Phase 3: The Subsea Severing (February 23 – 24, 2024)

While the surface leak garnered immediate attention, a secondary, invisible crisis was unfolding beneath the waves. The Rubymar's anchor, dragging violently across the shallow seabed (ranging from 100 to 150 meters deep), acted as a massive plow.

The Red Sea is the primary conduit for the global internet, housing a dense network of submarine fiber-optic cables. Between February 23 and 24, the dragging anchor intersected and physically severed three vital data arteries:

  • AAE-1 (Asia-Africa-Europe 1)

  • EIG (Europe India Gateway)

  • SEACOM / TGN-Eurasia

This unintentional infrastructure damage disrupted an estimated 25% of the data traffic flowing between Asia, Africa, and Europe.
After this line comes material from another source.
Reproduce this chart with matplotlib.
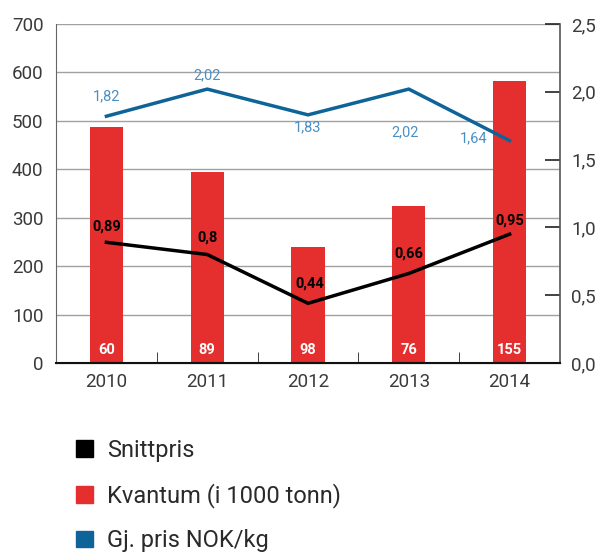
import matplotlib
matplotlib.use("Agg")
import matplotlib.pyplot as plt
from matplotlib.patches import Patch
from matplotlib.ticker import FuncFormatter

plt.rcParams["font.family"] = ["Roboto", "DejaVu Sans"]

# data
years = ["2010", "2011", "2012", "2013", "2014"]
kvantum = [487, 394, 240, 324, 582]          # bar heights (left axis)
kvantum_labels = ["60", "89", "98", "76", "155"]
snittpris = [0.89, 0.80, 0.44, 0.66, 0.95]   # right axis
gj_pris = [1.82, 2.02, 1.83, 2.02, 1.64]     # right axis

RED = "#e52e2e"
BLUE = "#0e6499"
BLUE_TXT = "#4a8fc4"
GRID = "#a0a0a0"
TXT = "#3a3a3a"

fig = plt.figure(figsize=(5.96, 5.52), dpi=100)
ax = fig.add_axes([0.094, 0.3424, 0.8456, 0.6141])
ax2 = ax.twinx()

x = list(range(len(years)))
ax.bar(x, kvantum, width=0.33, color=RED, zorder=2)
for xi, lab in zip(x, kvantum_labels):
    ax.text(xi, 26, lab, color="white", fontsize=10.5, fontweight="bold",
            ha="center", va="center", zorder=3)

ax.set_xlim(-0.5, 4.5)
ax.set_ylim(0, 700)
ax.set_yticks(range(0, 701, 100))
ax.yaxis.grid(True, color=GRID, lw=1.0, zorder=0)
ax.set_axisbelow(True)
ax.set_xticks(x)
ax.set_xticklabels(years)
ax.set_xticks([i + 0.5 for i in range(4)], minor=True)
ax.tick_params(axis="x", which="major", length=0, pad=7, labelsize=13.5, labelcolor=TXT)
ax.tick_params(axis="x", which="minor", direction="in", length=8, color="#222222")
ax.tick_params(axis="y", length=0, pad=9, labelsize=13.5, labelcolor=TXT)

ax2.set_ylim(0, 2.5)
ax2.set_yticks([0, 0.5, 1.0, 1.5, 2.0, 2.5])
ax2.yaxis.set_major_formatter(FuncFormatter(lambda v, p: f"{v:.1f}".replace(".", ",")))
ax2.tick_params(axis="y", direction="in", length=11, width=1.2, color="#222222",
                pad=8, labelsize=13.5, labelcolor=TXT)

for a in (ax, ax2):
    a.spines["top"].set_visible(False)
ax.spines["right"].set_visible(False)
ax.spines["left"].set_color("#666666")
ax2.spines["left"].set_visible(False)
ax2.spines["bottom"].set_color("#111111")
ax2.spines["bottom"].set_linewidth(1.5)
ax2.spines["right"].set_color("#555555")
ax2.spines["right"].set_linewidth(1.2)

ax2.plot(x, gj_pris, color=BLUE, lw=2.5, solid_joinstyle="miter", zorder=4)
ax2.plot(x, snittpris, color="black", lw=2.5, solid_joinstyle="miter", zorder=4)

fmt = lambda v: f"{v:g}".replace(".", ",")
blue_off = [(0, 14), (0, 10), (0, -9), (-3, -31), (-26, 2)]
for xi, v, off in zip(x, gj_pris, blue_off):
    ax2.annotate(f"{v:.2f}".replace(".", ","), (xi, v), xytext=off,
                 textcoords="offset points", ha="center", va="center",
                 color=BLUE_TXT, fontsize=10.5)

black_off = [(0, 11), (0, 12), (1, 14), (0, 14), (0, 10)]
for xi, v, off in zip(x, snittpris, black_off):
    ax2.annotate(fmt(v), (xi, v), xytext=off, textcoords="offset points",
                 ha="center", va="center", color="black", fontsize=10.5,
                 fontweight="bold")

handles = [Patch(color="black", label="Snittpris"),
           Patch(color=RED, label="Kvantum (i 1000 tonn)"),
           Patch(color=BLUE, label="Gj. pris NOK/kg")]
fig.legend(handles=handles, loc="upper left", bbox_to_anchor=(0.128, 0.205),
           frameon=False, handlelength=0.72, handleheight=0.72,
           handletextpad=0.6, labelspacing=0.9, labelcolor="#2a2a2a",
           prop={"size": 17},
           borderaxespad=0, borderpad=0)

fig.savefig("out.png", dpi=100)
The event highlighted a severe vulnerability in global communications: a kinetic strike on a surface vessel can inadvertently cripple underwater digital infrastructure. Furthermore, due to the ongoing threat environment, dispatching specialized cable-repair ships to the region became a logistical and insurance nightmare, delaying restoration efforts.

Phase 4: The Final Plunge and the Ecological Threat (March 2, 2024)

After 13 days of slow flooding, the Rubymar's reserve buoyancy was exhausted. In the early hours of March 2, at approximately 02:15 local time, worsening weather conditions and high seas delivered the final blow. The vessel slipped beneath the surface, coming to rest at a depth of roughly 60 meters near the Hanish Islands. She became the first vessel completely lost to Houthi attacks during the crisis.

The sinking sealed the immediate fate of the ship, but birthed a long-term environmental disaster. The Rubymar went down with her entire cargo: over 21,000 metric tons of ammonium phosphate sulfate fertilizer.

This massive concentration of chemical nutrients now rests in a fragile, closed marine ecosystem. As the containment inevitably degrades, the slow release of this fertilizer threatens to trigger hyper-eutrophication. This process causes massive, unnatural algal blooms that deplete oxygen levels in the water, posing a lethal threat to the Red Sea’s unique coral reefs and devastating the livelihoods of coastal fishing communities.



The saga of the M/V Rubymar forces a reassessment of maritime risk in conflict zones. It demonstrates that the payload of a modern merchant vessel, when combined with the geographic constraints of a chokepoint, can turn a standard bulk carrier into a multi-domain weapon of mass disruption. The ghost of the Rubymar will continue to haunt the Red Sea's ecosystem and infrastructure for years to come.